Friedas (aus dem Hebräischen rückübersetzter) Brief an den Reichskanzler:
„Ich war 1914 verlobt, mein Verlobter fiel 1914 auf dem Schlachtfeld. Meine Brüder Max und Julius Cohen fielen 1916 und 1918. Willi, mein einziger Bruder, der am Leben blieb, kehrte blind aus dem Krieg zurück.
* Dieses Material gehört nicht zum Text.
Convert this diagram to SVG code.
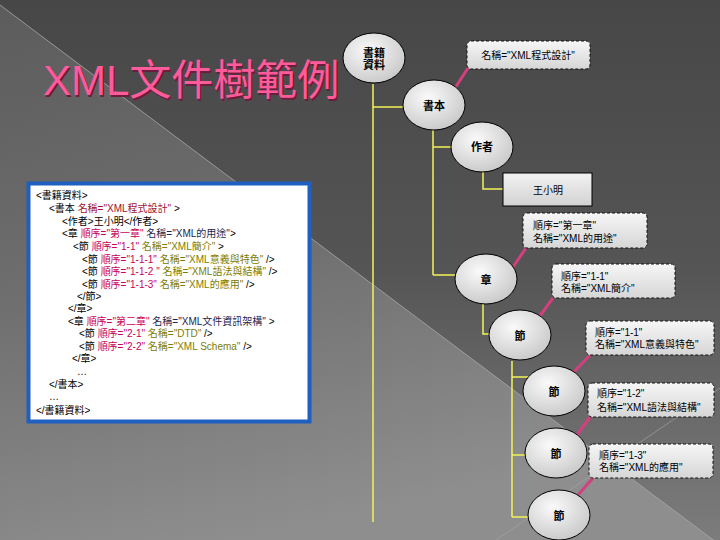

Alle drei bekamen das Eiserne Kreuz für den Dienst am Vaterland. Doch jetzt verteilt man in den Straßen unseres Landes Flugblätter, auf denen steht: 'Juden raus!' und es wird offen zu Pogromen und Gewalttaten gegen Juden aufgerufen. Ist Hetze gegen Juden ein Zeichen von Mut oder von Feigheit, wo doch die Juden einen Prozent* des deutschen Volkes ausmachen?“ 
 
Nach der Reichskristallnacht ist es Frieda Friedmann, ihrem Mann und ihren Söhnen zum Glück gelungen, nach England zu entkommen.
 
*Aber die Dozenten an den Universitäten, die Journalisten, die Druckereibesitzer, generell die Aufmerksamkeit weckenden Intellektuellen waren eben nicht nur 1%, sondern 30%, wie Imre Toth uns wissen ließ. Man stelle sich vor, 30% der Professoren an unseren Universitäten wären Italiener oder Ungarn! Ganz zu schweigen von den Russen (selbst wenn sie sich ohne "wenn" und "aber" aufs Entschiedenste gegen Putin positionierten). Das würde man irgendwann nicht mehr hinnehmen. Selbst wenn es Schweden wären, statt Italiener. Oder Franzosen. Selbst wenn 30% Engländer wären, entstünden das Gefühl einer Überfremdung, Ressentiment und Groll.